It takes a special kind of storytelling to allow a reader to fall in love with a deadly, haunted place, and that it exactly what happened when I stepped inside Elizabeth Yon’s Johns Woods, the backdrop for all four stories in Blackfern Girls.
Ms. Yon has a distinct talent for lifting the veil between the world we know and what we cannot see, what is tangible and that which lurks in the corner of our eye. What her very human characters face when the veil lifts tests their mettle at every turn; the outcomes surprise.
While not directly connected, these four stories draw on one another, often revealing a thread from somewhere else in Blackfern County.
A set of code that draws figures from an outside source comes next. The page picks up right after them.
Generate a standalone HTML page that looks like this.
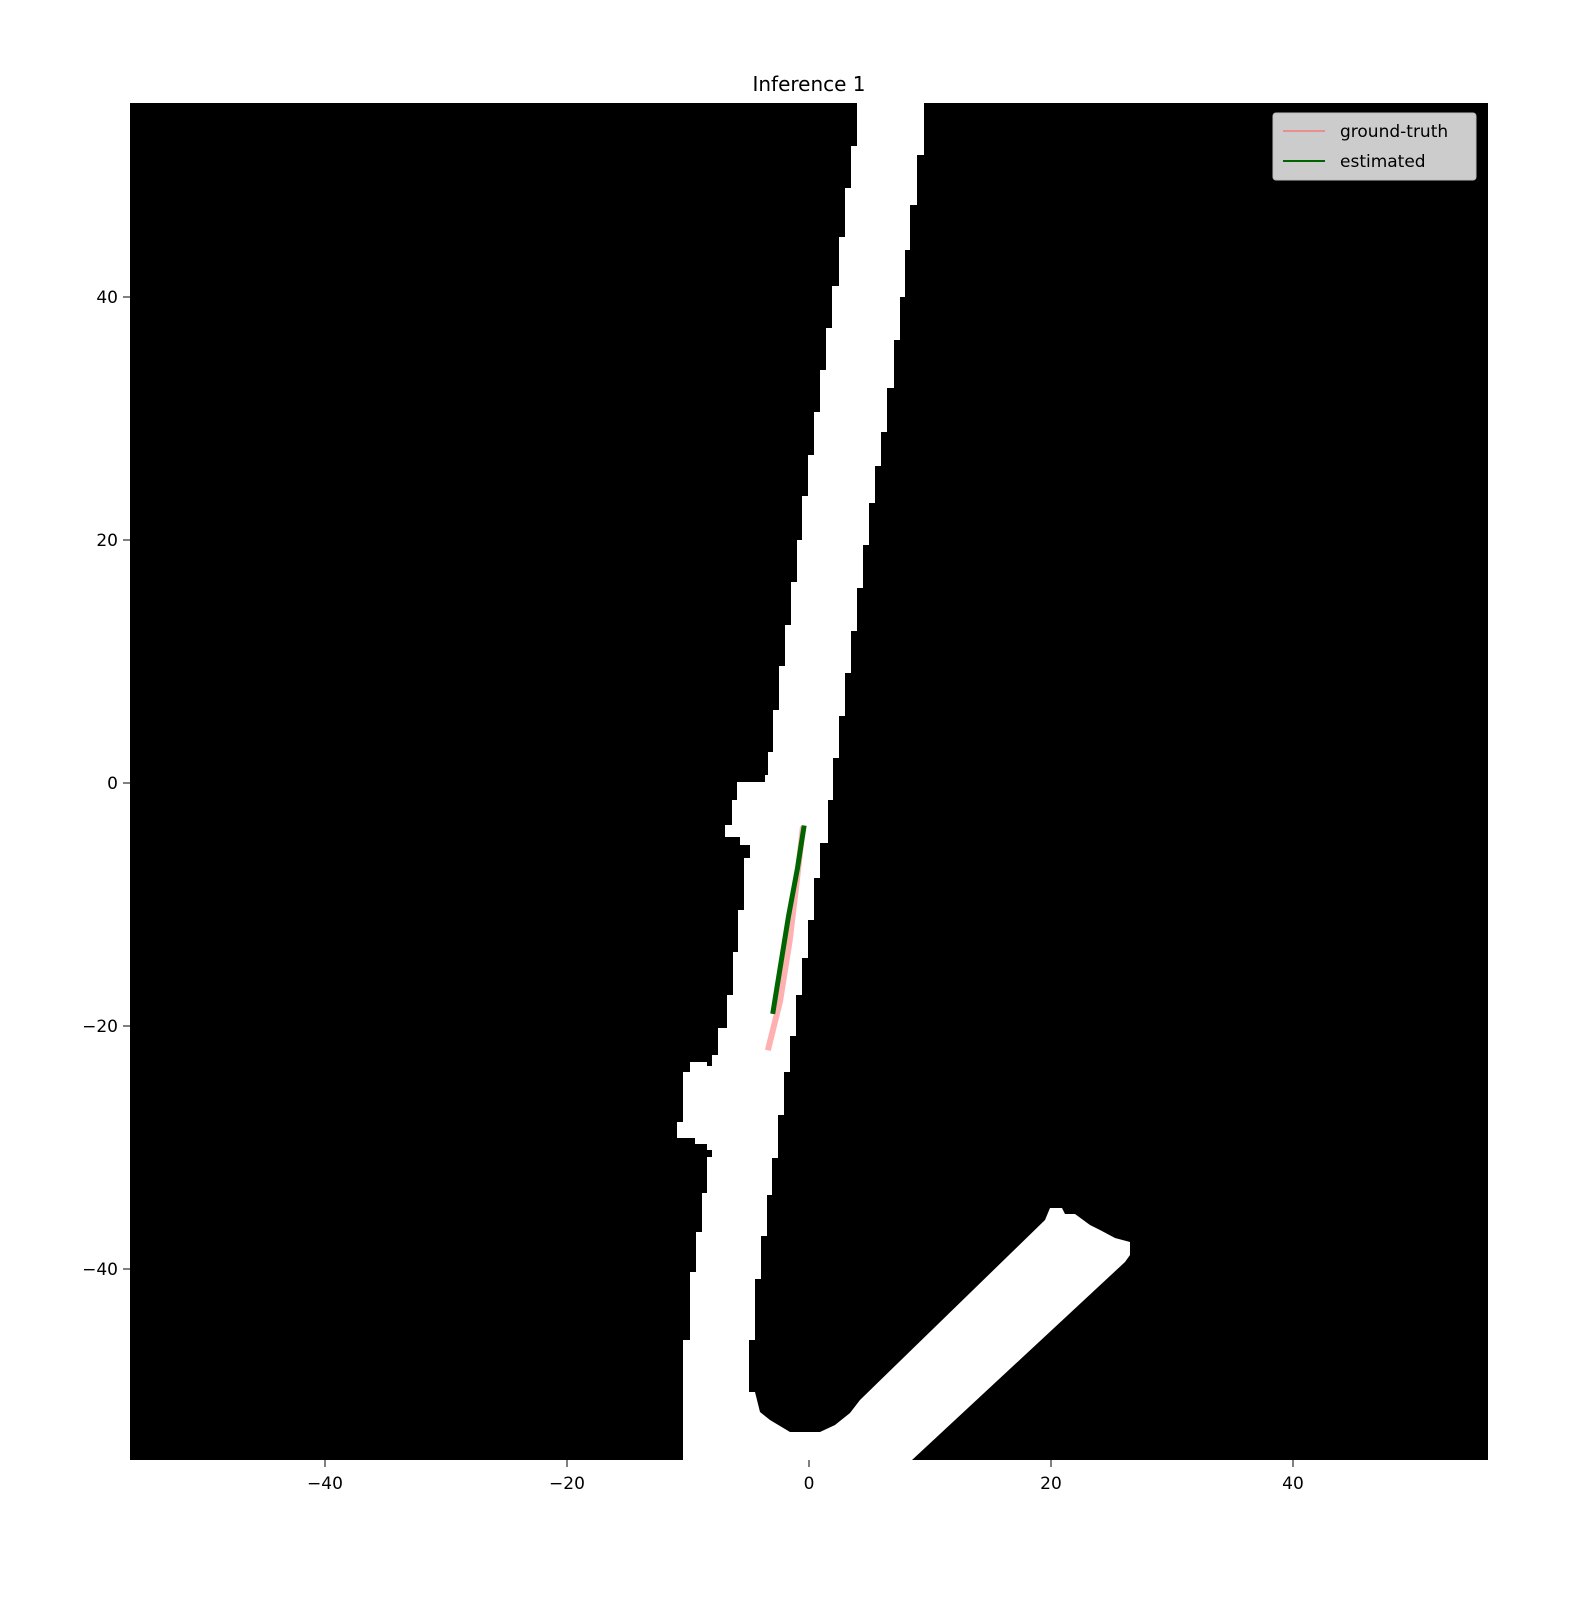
<!DOCTYPE html>
<html><head><meta charset="utf-8"><style>
body{margin:0;background:#fff}
svg text{font-family:"DejaVu Sans","Liberation Sans",sans-serif;fill:#000}
</style></head><body>
<svg id="chart" width="1594" height="1602" viewBox="0 0 1594 1602" xmlns="http://www.w3.org/2000/svg">
<rect width="1594" height="1602" fill="#fff"/>
<text x="809" y="91" font-size="20" text-anchor="middle">Inference 1</text>
<rect x="130" y="103" width="1358" height="1357" fill="#000"/>
<polygon fill="#fff" points="
857,103 930,103 924,103 924,155 917,155 917,205 910,205 910,250 905,250 905,297 900,297 900,340 894,340 894,388 887,388 887,432 881,432 881,466 875,466 875,503 869,503 869,545 863,545 863,588 857,588 857,631 851,631 851,673 845,673 845,716 839,716 839,758 833,758 833,800 828,800 828,843 820,843 820,878 814,878 814,920 808,920 808,958 802,958 802,995 796,995 796,1036 790,1036 790,1072 784,1072 784,1115 778,1115 778,1158 772,1158 772,1195 767,1195 767,1236 761,1236 761,1279 755,1279 755,1340 749,1340 749,1392 755,1392 760,1412 770,1420 790,1432 820,1432 835,1425 850,1413 860,1400 1045,1220 1050,1208 1062,1208 1065,1214 1075,1214 1090,1225 1100,1230 1115,1238 1130,1242 1130,1255 1125,1262 912,1460
683,1460 683,1340 690,1340 690,1272 696,1272 696,1232 702,1232 702,1193 707,1193 707,1157 712,1157 712,1150 707,1150 707,1144 695,1144 695,1138 677,1138 677,1122 683,1122 683,1072 690,1072 690,1062 707,1062 707,1066 712,1066 712,1055 718,1055 718,1028 727,1028 727,995 733,995 733,952 738,952 738,910 744,910 744,858 750,858 750,845 740,845 740,837 725,837 725,825 732,825 732,800 737,800 737,782 765,782 765,775 768,775 768,752 773,752 773,710 779,710 779,666 785,666 785,625 791,625 791,582 797,582 797,540 802,540 802,496 808,496 808,455 814,455 814,412 820,412 820,370 826,370 826,328 832,328 832,286 839,286 839,237 845,237 845,188 851,188 851,146 857,146"/>
<g id="ticks"></g>
<g id="series"></g>
<g>
<rect x="1273" y="113" width="203" height="67" rx="3" fill="#cccccc" stroke="#bbb"/>
<line x1="1283" y1="131" x2="1325" y2="131" stroke="#f08080" stroke-opacity="0.8" stroke-width="2"/>
<text x="1340" y="137" font-size="17">ground-truth</text>
<line x1="1283" y1="161" x2="1325" y2="161" stroke="#006400" stroke-width="2"/>
<text x="1340" y="167" font-size="17">estimated</text>
</g>
</svg>
<script>
const xTicks=[-40,-20,0,20,40];
const yTicks=[-40,-20,0,20,40];
const gtX=[-0.5,-1.0,-1.6,-2.4,-3.4];
const gtY=[-3.6,-8,-13,-18,-22];
const estX=[-0.4,-0.95,-1.7,-2.35,-3.0];
const estY=[-3.5,-7,-11,-15,-19];
const X=v=>809+v*12.1, Y=v=>783-v*12.15;
const NS="http://www.w3.org/2000/svg";
const tg=document.getElementById('ticks');
function mk(t,a,p){const e=document.createElementNS(NS,t);for(const k in a)e.setAttribute(k,a[k]);p.appendChild(e);return e;}
xTicks.forEach(v=>{
 const l=mk('line',{x1:X(v),x2:X(v),y1:1460,y2:1467,stroke:'#000'},tg);
 
 
 const t=mk('text',{x:X(v),y:1489,'font-size':17,'text-anchor':'middle'},tg);
 t.textContent=v<0?'\u2212'+(-v):v;
 
 
});
yTicks.forEach(v=>{
 const l=mk('line',{x1:123,x2:130,y1:Y(v),y2:Y(v),stroke:'#000'},tg);
 
 
 const t=mk('text',{x:118,y:Y(v)+6,'font-size':17,'text-anchor':'end'},tg);
 t.textContent=v<0?'\u2212'+(-v):v;
 
 
});
const sg=document.getElementById('series');
const pts=(xs,ys)=>xs.map((x,i)=>X(x)+','+Y(ys[i])).join(' ');
const gt=mk('polyline',{points:pts(gtX,gtY),fill:'none',stroke:'#ffb0b0','stroke-width':6},sg);


const es=mk('polyline',{points:pts(estX,estY),fill:'none',stroke:'#006400','stroke-width':5},sg);


</script>
</body></html>
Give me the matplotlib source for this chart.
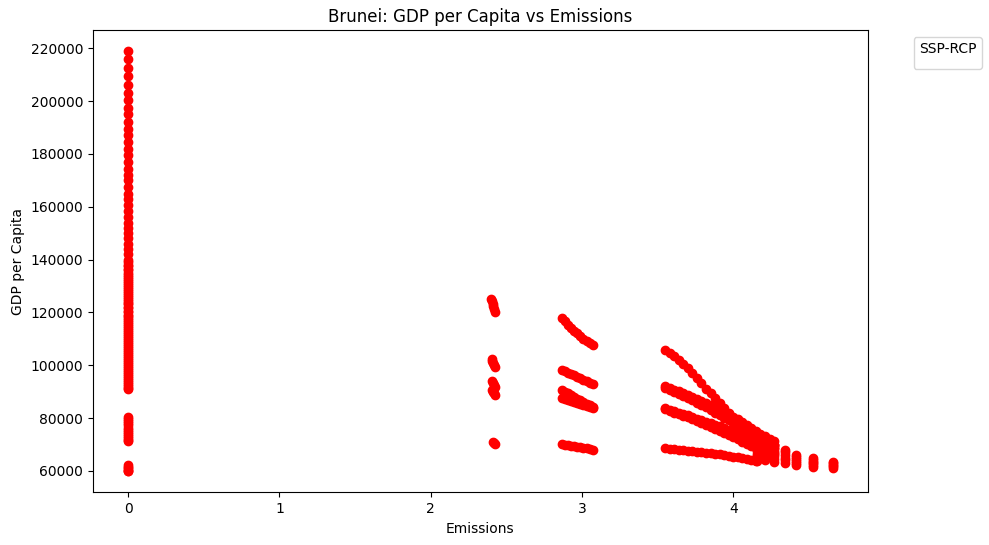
import matplotlib
matplotlib.use("Agg")
import matplotlib.pyplot as plt

# ---- data ----
zero_y = [219000, 216000, 212500, 209500, 206000, 203000, 200500, 197500, 195000, 192000,
          189500, 187000, 184500, 182000, 179500, 177000, 174500, 172000, 170000, 167500,
          165000, 163000, 160500, 158500, 156000, 154000, 152000, 150000, 148000, 146000,
          144000, 142000, 140000, 138000, 136500, 135000, 133500, 132000, 130500, 129000,
          127500, 126000, 124500, 123000, 121500, 120000, 118500, 117000, 115500, 114000,
          112500, 111000, 109500, 108000, 106500, 105000, 103500, 102000, 100500, 99000,
          97500, 96000, 94500, 93000, 91500,
          80300, 79500, 78700, 78000, 77200, 76400, 75600, 74800, 74000, 73200, 72400,
          71600, 71200,
          62100, 61500, 61000, 60500, 60000, 59800]
zero_y2 = [139000, 137700, 136000, 134200, 132700, 131200, 129700, 128200, 126700, 125200,
           123700, 122200, 120700, 119200, 117700, 116200, 114700, 113200, 111700, 110200,
           108700, 107200, 105700, 104200, 102700, 101200, 99700, 98200, 96700, 95200,
           93700, 92200, 91000]

g242_x = [2.400, 2.405, 2.410, 2.415, 2.420, 2.425,
          2.405, 2.408, 2.412, 2.420, 2.428,
          2.405, 2.410, 2.420, 2.425, 2.405, 2.410, 2.420, 2.428,
          2.410, 2.420, 2.428]
g242_y = [125000, 124200, 123300, 122300, 121200, 120100,
          102200, 101500, 100700, 99900, 99300,
          94200, 93300, 92400, 91700, 90800, 89900, 89300, 88700,
          70800, 70500, 70300]

mid_x = [2.87, 2.89, 2.91, 2.93, 2.95, 2.97, 2.99, 3.01, 3.03, 3.05, 3.07]
mid_a = [117900, 116600, 115300, 114200, 113100, 112100, 111100, 110100, 109200, 108300, 107500]
mid_b = [98300, 97800, 97200, 96700, 96200, 95700, 95100, 94500, 94000, 93400, 92900]
mid_c1 = [90700, 90000, 89300, 88600, 88000, 87400, 86700, 86100, 85500, 84900, 84300]
mid_c2 = [87600, 87200, 86800, 86400, 86000, 85700, 85300, 85000, 84600, 84200, 83800]
mid_d = [70100, 69900, 69700, 69500, 69300, 69100, 68900, 68700, 68500, 68200, 68000]

hi_x = [3.55, 3.58, 3.61, 3.64, 3.67, 3.70, 3.73, 3.76, 3.79, 3.82, 3.85, 3.88, 3.91,
        3.94, 3.97, 4.00, 4.03, 4.06, 4.09, 4.12, 4.15, 4.18, 4.21, 4.24, 4.27]
hi_1 = [105900, 104700, 103400, 101900, 100300, 98800, 97000, 95100, 93100, 91100, 89300,
        87500, 85600, 83800, 81800, 80000, 78300, 76600, 75300, 74000, 72900, 72000, 71100,
        70400, 69800]
hi_2 = [92000, 91400, 90800, 90200, 89500, 88800, 88000, 87300, 86500, 85700, 84800, 84000,
        83100, 82200, 81400, 80500, 79500, 78500, 77400, 76300, 75200, 74100, 73100, 72100,
        71200]
hi_2b = [91500, 90700, 89900, 89100, 88300, 87500, 86700, 85800, 84900, 84000, 83100, 82100,
         81100, 80100, 79200, 78200, 77200, 76200, 75200, 74200, 73200, 72300, 71400, 70500,
         69700]
hi_3 = [83800, 83200, 82700, 82100, 81500, 81000, 80400, 79800, 79200, 78600, 78000, 77400,
        76800, 76200, 75600, 74900, 74200, 73500, 72800, 72100, 71400, 70700, 70000, 69300,
        68700]
hi_3b = [83300, 82700, 82100, 81500, 80900, 80300, 79600, 78900, 78200, 77500, 76700, 75900,
         75100, 74300, 73500, 72700, 71900, 71100, 70300, 69500, 68800, 68100, 67400, 66800,
         66200]
lo_x = [3.55, 3.58, 3.61, 3.64, 3.67, 3.70, 3.73, 3.76, 3.79, 3.82, 3.85, 3.88, 3.91, 3.94,
        3.97, 4.00, 4.03, 4.06, 4.09, 4.12, 4.15]
lo_y = [68500, 68300, 68100, 67950, 67800, 67650, 67500, 67300, 67100, 66900, 66700, 66450,
        66200, 65950, 65700, 65400, 65100, 64800, 64500, 64200, 63900]

stack_x = [4.16] * 10 + [4.21] * 7 + [4.27] * 7 + [4.344] * 6 + [4.417] * 6 + [4.53] * 6 + [4.657] * 5
stack_y = [72500, 71500, 70500, 69500, 68500, 67500, 66500, 65500, 64500, 63600,
           71800, 70500, 69200, 67900, 66600, 65300, 64200,
           69900, 68800, 67700, 66600, 65500, 64400, 63400,
           68000, 67000, 66000, 65000, 64000, 63000,
           66100, 65300, 64500, 63700, 62900, 62300,
           64900, 64200, 63500, 62800, 62200, 61600,
           63400, 62800, 62300, 61700, 61100]

xs = ([0.0] * (len(zero_y) + len(zero_y2)) + g242_x + mid_x * 5 + hi_x * 5 + lo_x + stack_x)
ys = (zero_y + zero_y2 + g242_y + mid_a + mid_b + mid_c1 + mid_c2 + mid_d
      + hi_1 + hi_2 + hi_2b + hi_3 + hi_3b + lo_y + stack_y)

fig = plt.figure(figsize=(9.89, 5.45), dpi=100)
ax = fig.add_axes([0.094, 0.0965, 0.7835, 0.8485])
ax.scatter(xs, ys, c='red')
ax.set_title('Brunei: GDP per Capita vs Emissions')
ax.set_xlabel('Emissions')
ax.set_ylabel('GDP per Capita')
ax.legend(handles=[], title='SSP-RCP', bbox_to_anchor=(1.05, 1), loc='upper left')
fig.savefig('out.png', dpi=100)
Much in the way of Stephen King, whose world is vast and populous, Ms. Yon’s characters move through their lives–and deaths–leaving marks in others’ stories where they go.
Ms. Yon lures readers into the shades and shadows of the Johns Woods, and as her tales make their way into the forgotten hollows of Blackfern County, those shadows grow deeper and show their teeth. Girlhood is indeed hard in these woods, throughout and beyond time and place.
Fans of Ms. Yon’s blog, The Palace of Night, will recognize Gideon Crowe, whose cameo in “Local Honey” gives a new glimpse of his peculiar journey, and begs the question, when will Elizabeth Yon give us his story in full?
Girlhood is hard. Surviving it in the strange wilderness of Blackfern County is a challenge like no other. Elizabeth Yon’s Blackfern Girls entices with parlor tricks, whispers of abandonment, and tempts innocence to desperate measures, revealing the lethal dangers of coming of age in a place where reality shivers and changes like a theatre scrim.
In “The Undertakers,” Frankie Blanchard’s mother abandons the eight year-old girl on her sister’s remote farm. Frankie’s cousins, Ariel and Poppy, are less than happy to receive her. They have a horrifying secret of their own, and Frankie must find the courage to save another innocent.
In “The Skeptic,” Juliet Pinkney is born into a tradition of paranormal chicanery, and takes for granted that contact with spirits is a ruse perpetrated on the marks. At the same time her first love blossoms in all its sweetness, she is confronted with the dark reality of Sparrowgate House, and pays a terrible price for her disbelief.
In “Local Honey,” Sylvia Peach stands on the cusp of young womanhood, and at the precipice of a repulsive marriage. Her yearning for independence and romance lead her to an alliance with the strange Dark sisters, and the enigmatic Nathan Love. In their forest inn, she will learn that death is a long and varied journey.
In “The Queen of Ever After,” Cricket Carpenter spins worlds, and companions, from air. Abandoned by her father, and orphaned when first her mother, and then her beloved grandmother die, she embarks on a quest for the mythical land of Ever After accompanied by her imaginary father figure, Pop, and Rob, the wild young farm hand.
Blackfern Girls is available exclusively for Kindle. A print edition is expected in early January 2015.
*I was not compensated directly for my review, and I promise, my opinions are entirely my own. That said, I am part of Elizabeth’s publishing team at Bannerwing Books, and was privy to the manuscript prior to publication.